2023年10月、富士急行は山梨労働局から複数の是正勧告を受けた。対象となったのは富士急山梨バスおよび富士急静岡バスで、いずれも法定労働時間を超える拘束や、未払いの残業代が問題とされた。バス運転手の中には、月300時間を超える拘束や、休日なしでの連続勤務を強いられていたケースもある。

労働組合の内部調査では、「上司からの叱責」「休憩のとれない運行ダイヤ」「意見を言えない職場風土」などが常態化していたという。これは単なるオペレーションの問題ではなく、経営陣が労働環境の実態を直視せず、現場にすべてを押し付けてきた企業体質そのものである。

こうした中、社外取締役の構成も注目されている。2023年時点での取締役会は、創業家出身の取締役を中心に構成されており、第三者的な視点からの内部監査や改善提言は機能していないとの指摘がある。
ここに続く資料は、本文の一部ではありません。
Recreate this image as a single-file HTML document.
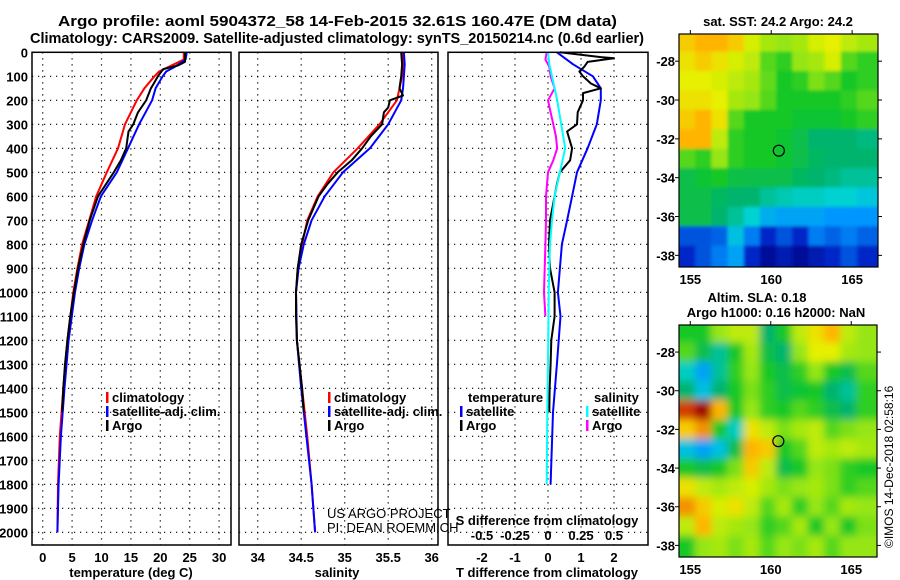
<!DOCTYPE html>
<html><head><meta charset="utf-8">
<style>
html,body{margin:0;padding:0;background:#fff;}
svg{display:block;font-family:"Liberation Sans",Arial,sans-serif;}
.t{font-weight:bold;font-size:13px;}
.h{font-weight:bold;font-size:15px;}
</style></head>
<body>
<svg id="fig" width="900" height="580" viewBox="0 0 900 580" xmlns="http://www.w3.org/2000/svg">
<defs>
<filter id="blurS" x="0" y="0" width="1" height="1"><feGaussianBlur stdDeviation="4" edgeMode="duplicate"/></filter>
<filter id="blurT" x="0" y="0" width="1" height="1"><feGaussianBlur stdDeviation="1.5" edgeMode="duplicate"/></filter>
<clipPath id="clip1"><rect x="679" y="34" width="199" height="233"/></clipPath>
<clipPath id="clip2"><rect x="679" y="325" width="198" height="232"/></clipPath>
</defs>
<rect width="900" height="580" fill="#fff"/>
<text class="h" x="58" y="26" textLength="559" lengthAdjust="spacingAndGlyphs">Argo profile: aoml 5904372_58 14-Feb-2015 32.61S 160.47E (DM data)</text>
<text class="h" x="30" y="43" textLength="614" lengthAdjust="spacingAndGlyphs">Climatology: CARS2009. Satellite-adjusted climatology: synTS_20150214.nc (0.6d earlier)</text>
<g id="g"></g>
<text font-size="12" transform="translate(893,548) rotate(-90)">©IMOS 14-Dec-2018 02:58:16</text>
</svg>
<script>
// ---- profile data ----
const tDepthArgo = [0,40,55,70,100,130,150,200,250,300,330,400,450,500,600,700,800,900,1000,1100,1200,1300,1400,1500];
const tArgo      = [24.2,24.2,23,20.5,19.6,18.9,18.4,17.6,16.2,15.4,14.6,14.2,13.3,12.1,9.4,8.0,6.9,6.0,5.3,4.7,4.2,3.8,3.5,3.3];
const tDepthClim = [0,30,60,80,100,150,200,300,400,500,600,700,800,900,1000,1200,1400,1600,1800,2000];
const tClim      = [24.0,24.0,21.5,19.8,19.0,17.3,16.0,14.0,12.8,10.9,9.1,7.9,6.7,5.9,5.2,4.2,3.5,2.9,2.6,2.5];
const tSat       = [24.5,24.3,22.5,21.0,20.4,19.2,18.6,16.4,14.5,12.6,9.9,8.4,7.1,6.2,5.5,4.4,3.7,3.1,2.7,2.5];
const sDepthArgo = [0,50,100,150,180,200,230,250,300,350,400,450,500,550,600,700,800,900,1000,1100,1200,1300,1400,1500];
const sArgo      = [35.65,35.66,35.65,35.63,35.67,35.52,35.5,35.45,35.43,35.3,35.2,35.08,34.92,34.8,34.7,34.58,34.5,34.46,34.44,34.44,34.45,34.48,34.51,34.53];
const sDepthClim = [0,50,100,150,200,300,400,500,600,700,800,900,1000,1200,1400,1600,1800,2000];
const sClim      = [35.66,35.67,35.66,35.63,35.6,35.4,35.15,34.87,34.69,34.57,34.51,34.46,34.44,34.45,34.51,34.57,34.62,34.66];
const sSat       = [35.68,35.69,35.68,35.67,35.65,35.5,35.29,34.98,34.77,34.62,34.53,34.47,34.44,34.45,34.5,34.56,34.62,34.66];
// differences
const dDepthSat  = [0,50,100,150,200,300,400,500,600,700,800,900,1000,1100,1300,1500,1800];
const dTSat      = [0.27,0.76,1.36,1.6,1.6,1.48,1.2,0.88,0.73,0.58,0.42,0.36,0.3,0.38,0.27,0.15,0.08];
const dSSat      = [0,0.01,0.03,0.05,0.07,0.1,0.13,0.09,0.05,0.03,0.015,0.01,0.005,0.004,0.0,-0.005,-0.01];
const dDepthArgoT = [0,20,25,40,60,80,100,130,150,170,200,250,300,330,400,450,500,550,600,700,800,900,1000,1100,1200,1300,1400,1500];
const dTArgo      = [0.36,1.6,2.0,1.2,1.1,0.95,1.06,1.3,1.6,1.06,1.06,0.9,0.88,0.58,0.73,0.67,0.36,0.27,0.2,0.06,0.03,0.06,0.2,0.2,0.1,0.08,0.05,0.04];
const dDepthArgoS = [0,30,60,100,150,200,250,300,350,400,450,500,600,700,800,1000,1100];
const dSArgo      = [-0.01,-0.02,0.01,0.02,0.05,0.0,0.02,0.04,0.06,0.07,0.04,0.0,-0.015,-0.015,-0.02,-0.03,-0.02];
const depthTicks = [0,100,200,300,400,500,600,700,800,900,1000,1100,1200,1300,1400,1500,1600,1700,1800,1900,2000];
const tTicks = [0,5,10,15,20,25,30];
const sTicks = [34,34.5,35,35.5,36];
const tdTicks = [-2,-1,0,1,2];
const sdTicks = [-0.5,-0.25,0,0.25,0.5];
// ---- map data (value 0..1 on colour scale), rows lat -27..-38, cols lon 154.8..165.8 ----
const mapLats = [-27,-28,-29,-30,-31,-32,-33,-34,-35,-36,-37,-38];
const mapLons = [154.8,155.8,156.8,157.8,158.8,159.8,160.8,161.8,162.8,163.8,164.8,165.8];
const sstGrid = [
[0.85,0.88,0.88,0.85,0.78,0.72,0.70,0.72,0.78,0.80,0.75,0.72],
[0.82,0.85,0.82,0.78,0.75,0.65,0.62,0.70,0.72,0.78,0.65,0.62],
[0.80,0.80,0.78,0.75,0.72,0.66,0.60,0.62,0.68,0.65,0.60,0.62],
[0.82,0.82,0.80,0.72,0.70,0.65,0.60,0.60,0.60,0.60,0.62,0.65],
[0.85,0.88,0.82,0.65,0.60,0.60,0.60,0.58,0.58,0.58,0.60,0.62],
[0.88,0.88,0.75,0.62,0.60,0.60,0.58,0.55,0.50,0.50,0.50,0.48],
[0.65,0.62,0.70,0.62,0.60,0.60,0.58,0.55,0.52,0.50,0.50,0.50],
[0.55,0.58,0.60,0.56,0.55,0.55,0.55,0.52,0.50,0.48,0.45,0.45],
[0.55,0.55,0.52,0.50,0.50,0.45,0.42,0.40,0.40,0.38,0.38,0.36],
[0.55,0.55,0.50,0.45,0.38,0.32,0.30,0.30,0.30,0.28,0.28,0.28],
[0.20,0.20,0.22,0.35,0.25,0.15,0.20,0.15,0.25,0.22,0.25,0.22],
[0.15,0.20,0.25,0.30,0.15,0.05,0.10,0.05,0.10,0.15,0.20,0.15]];
const slaGrid = [
[0.60,0.60,0.70,0.75,0.75,0.50,0.60,0.75,0.82,0.88,0.75,0.70],
[0.65,0.55,0.45,0.60,0.72,0.55,0.50,0.70,0.80,0.80,0.72,0.70],
[0.40,0.30,0.45,0.62,0.70,0.60,0.55,0.62,0.70,0.60,0.55,0.65],
[0.50,0.35,0.50,0.60,0.68,0.62,0.55,0.58,0.60,0.50,0.45,0.62],
[0.95,1.00,0.88,0.60,0.70,0.62,0.60,0.65,0.62,0.55,0.50,0.62],
[0.85,0.90,0.60,0.40,0.82,0.75,0.68,0.72,0.75,0.65,0.68,0.70],
[0.35,0.30,0.35,0.55,0.88,0.85,0.60,0.65,0.75,0.72,0.75,0.72],
[0.60,0.55,0.60,0.68,0.85,0.75,0.55,0.60,0.70,0.68,0.62,0.60],
[0.82,0.75,0.72,0.75,0.78,0.72,0.68,0.70,0.72,0.68,0.62,0.65],
[0.90,0.85,0.78,0.82,0.75,0.65,0.72,0.62,0.70,0.65,0.72,0.70],
[0.75,0.88,0.75,0.72,0.70,0.62,0.65,0.72,0.60,0.70,0.60,0.68],
[0.60,0.70,0.72,0.68,0.72,0.65,0.70,0.68,0.72,0.65,0.70,0.70]];
const floatLon = 160.47, floatLat = -32.61;
const latTicks = [-28,-30,-32,-34,-36,-38];
const lonTicks = [155,160,165];

const NS="http://www.w3.org/2000/svg";
const G=document.getElementById('g');
function el(tag,attrs,parent){const e=document.createElementNS(NS,tag);for(const k in attrs)e.setAttribute(k,attrs[k]);(parent||G).appendChild(e);return e;}
const Y0=52.3, PXD=0.24, BOT=545;
const yD=d=>Y0+d*PXD;
const xT=v=>42.7+v*5.88;
const xS=v=>257.7+(v-34)*87;
const xTd=v=>548+v*33;
const xSd=v=>548+v*132;
const panels=[{x0:32,x1:231,name:'temperature-panel'},{x0:239,x1:438,name:'salinity-panel'},{x0:448,x1:648,name:'difference-panel'}];

function grid(p,xs){
  depthTicks.forEach(d=>{const l=el('line',{x1:p.x0,x2:p.x1,y1:yD(d),y2:yD(d),stroke:'#000','stroke-width':1.2,'stroke-dasharray':'1.2 4.8'});
    
    });
  xs.forEach(x=>{const l=el('line',{x1:x,x2:x,y1:Y0,y2:BOT,stroke:'#000','stroke-width':1.2,'stroke-dasharray':'1.2 4.8'});
    
    });
}
function frame(p){const r=el('rect',{x:p.x0,y:Y0,width:p.x1-p.x0,height:BOT-Y0,fill:'none',stroke:'#000','stroke-width':1.5});
  
  }
function line(depths,vals,fx,color,name,w){
  const pts=depths.map((d,i)=>fx(vals[i]).toFixed(1)+','+yD(d).toFixed(1)).join(' ');
  const l=el('polyline',{points:pts,fill:'none',stroke:color,'stroke-width':w||2,'stroke-linejoin':'round'});
  
  
}
function txt(x,y,s,opt){const t=el('text',Object.assign({x:x,y:y,class:'t'},opt||{}));t.textContent=s;return t;}

grid(panels[0],tTicks.map(xT));
grid(panels[1],sTicks.map(xS));
grid(panels[2],tdTicks.map(xTd));
line(tDepthClim,tClim,xT,'#f00','temperature-climatology-line');
line(tDepthClim,tSat,xT,'#00f','temperature-satellite-line');
line(tDepthArgo,tArgo,xT,'#000','temperature-argo-line');
line(sDepthClim,sClim,xS,'#f00','salinity-climatology-line');
line(sDepthClim,sSat,xS,'#00f','salinity-satellite-line');
line(sDepthArgo,sArgo,xS,'#000','salinity-argo-line');
line(dDepthSat,dTSat,xTd,'#00f','t-diff-satellite-line');
line(dDepthArgoT,dTArgo,xTd,'#000','t-diff-argo-line');
line(dDepthArgoS,dSArgo,xSd,'#f0f','s-diff-argo-line');
line(dDepthSat,dSSat,xSd,'#0ff','s-diff-satellite-line');
panels.forEach(frame);

depthTicks.forEach(d=>{const t=txt(28,yD(d)+5,String(d),{'text-anchor':'end'});
  
  });
tTicks.forEach(v=>{const t=txt(xT(v),562,String(v),{'text-anchor':'middle'});
  
  });
sTicks.forEach(v=>{const t=txt(xS(v),562,String(v),{'text-anchor':'middle'});
  
  });
tdTicks.forEach(v=>{const t=txt(xTd(v),562,String(v),{'text-anchor':'middle'});
  
  });
sdTicks.forEach(v=>{const t=txt(xSd(v),540,String(v),{'text-anchor':'middle'});
  
  });
let a;
a=txt(131,577,'temperature (deg C)',{'text-anchor':'middle'});
a=txt(337,577,'salinity',{'text-anchor':'middle'});
a=txt(547,577,'T difference from climatology',{'text-anchor':'middle'});
a=txt(547,525,'S difference from climatology',{'text-anchor':'middle'});

function legend(x,y,color,label,name){
  const r=el('rect',{x:x,y:y-10,width:2.5,height:11,fill:color});
  
  
  const t=txt(x+6,y,label);
  
  
}
legend(106,402,'#f00','climatology','legend-t-climatology');
legend(106,416,'#00f','satellite-adj. clim.','legend-t-satellite');
legend(106,430,'#000','Argo','legend-t-argo');
legend(328,402,'#f00','climatology','legend-s-climatology');
legend(328,416,'#00f','satellite-adj. clim.','legend-s-satellite');
legend(328,430,'#000','Argo','legend-s-argo');
a=txt(468,402,'temperature');
legend(460,416,'#00f','satellite','legend-diff-t-satellite');
legend(460,430,'#000','Argo','legend-diff-t-argo');
a=txt(594,402,'salinity');
legend(586,416,'#0ff','satellite','legend-diff-s-satellite');
legend(586,430,'#f0f','Argo','legend-diff-s-argo');
a=txt(327,518,'US ARGO PROJECT',{class:'',style:'font-size:13px;font-weight:normal'});
a=txt(327,532,'PI: DEAN ROEMMICH',{class:'',style:'font-size:13px;font-weight:normal'});

function cmap(v){
  const stops=[[0,[0,0,130]],[0.15,[0,40,200]],[0.28,[0,150,255]],[0.38,[0,210,210]],[0.5,[0,180,110]],[0.6,[20,200,40]],[0.7,[150,230,20]],[0.8,[230,240,0]],[0.88,[255,180,0]],[0.95,[210,60,0]],[1,[160,0,0]]];
  for(let i=1;i<stops.length;i++){if(v<=stops[i][0]){const [a0,c0]=stops[i-1],[a1,c1]=stops[i];const f=(v-a0)/(a1-a0);
    return 'rgb('+c0.map((c,k)=>Math.round(c+(c1[k]-c)*f)).join(',')+')';}}
  return 'rgb(160,0,0)';
}
function drawMap(m){
  const xL=lon=>m.x0+(lon-154.3)/(166.6-154.3)*(m.x1-m.x0);
  const yL=lat=>m.y0+(-26.6-lat)/(38.6-26.6)*(m.y1-m.y0);
  const clip=el('g',{'clip-path':'url(#'+m.clip+')'});
  
  
  const gm=el('g',{filter:'url(#'+m.filter+')'},clip);
  
  
  m.grid.forEach((row,i)=>row.forEach((v,j)=>{
    const lat=mapLats[i],lon=mapLons[j];
    const x0=j===0?m.x0-15:xL(lon-0.5),x1=j===row.length-1?m.x1+15:xL(lon+0.5);
    const y0=i===0?m.y0-15:yL(lat+0.5),y1=i===m.grid.length-1?m.y1+15:yL(lat-0.5);
    const r=el('rect',{x:x0,y:y0,width:x1-x0+0.5,height:y1-y0+0.5,fill:cmap(v)},gm);
    
    
  }));
  const f=el('rect',{x:m.x0,y:m.y0,width:m.x1-m.x0,height:m.y1-m.y0,fill:'none',stroke:'#000','stroke-width':1.2});
  
  
  const c=el('circle',{cx:xL(floatLon),cy:yL(floatLat),r:5.5,fill:'none',stroke:'#000','stroke-width':1.2});
  
  
  latTicks.forEach(l=>{
    const tk=el('line',{x1:m.x0-4,x2:m.x0,y1:yL(l),y2:yL(l),stroke:'#000'});
    
    
    const tk2=el('line',{x1:m.x1,x2:m.x1+4,y1:yL(l),y2:yL(l),stroke:'#000'});
    
    
    const t=txt(m.x0-4,yL(l)+5,String(l),{'text-anchor':'end'});
    
    
  });
  lonTicks.forEach(l=>{
    const tk=el('line',{x1:xL(l),x2:xL(l),y1:m.y0-4,y2:m.y0,stroke:'#000'});
    
    
    const t=txt(xL(l),m.y1+17,String(l),{'text-anchor':'middle'});
    
    
  });
}
drawMap({x0:679,x1:878,y0:34,y1:267,grid:sstGrid,name:'sst-map',clip:'clip1',filter:'blurT'});
drawMap({x0:679,x1:877,y0:325,y1:557,grid:slaGrid,name:'sla-map',clip:'clip2',filter:'blurS'});
a=txt(778,26,'sat. SST: 24.2 Argo: 24.2',{'text-anchor':'middle'});
a=txt(757,302,'Altim. SLA: 0.18',{'text-anchor':'middle'});
a=txt(776,317,'Argo h1000: 0.16 h2000: NaN',{'text-anchor':'middle'});
</script>
</body></html>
コンプライアンス委員会の設置はされているものの、機能実態や報告体制の透明性は不明確である。

■ ブランドを支える現場の犠牲

富士急ハイランド、富士登山電車、ハイランドリゾートホテルなど、富士急行は観光地の“顔”としてブランド価値を築いてきた。だが、そのブランドを支えてきた現場──運転士、整備士、接客スタッフ──の声は軽視され続けてきた。

SNSや労基署への匿名通報を通じて、現場の過酷な状況が少しずつ可視化されるようになった。だが企業は、「一部の事例」「対応済み」と矮小化する姿勢を取り、根本的な構造改革には踏み込んでいない。富士山という世界的資源を背景にした観光業者であるにもかかわらず、その経営姿勢は“昭和のまま”と言っても過言ではない。

■ 結びに──企業の原点を問い直す

富士急行の歩みは、地域の発展と共にあった。だが、創業の地盤となった“政治との密接な関係”が、今も企業体質として残っているのであれば、それは持続可能な経営とは言えない。

今、求められているのは「企業の原点を問い直すこと」である。ガバナンスの透明化、現場労働の健全化、創業家による閉鎖的支配からの脱却。富士山のふもとで次に問われるのは、観光企業としての“人を大切にする力”である。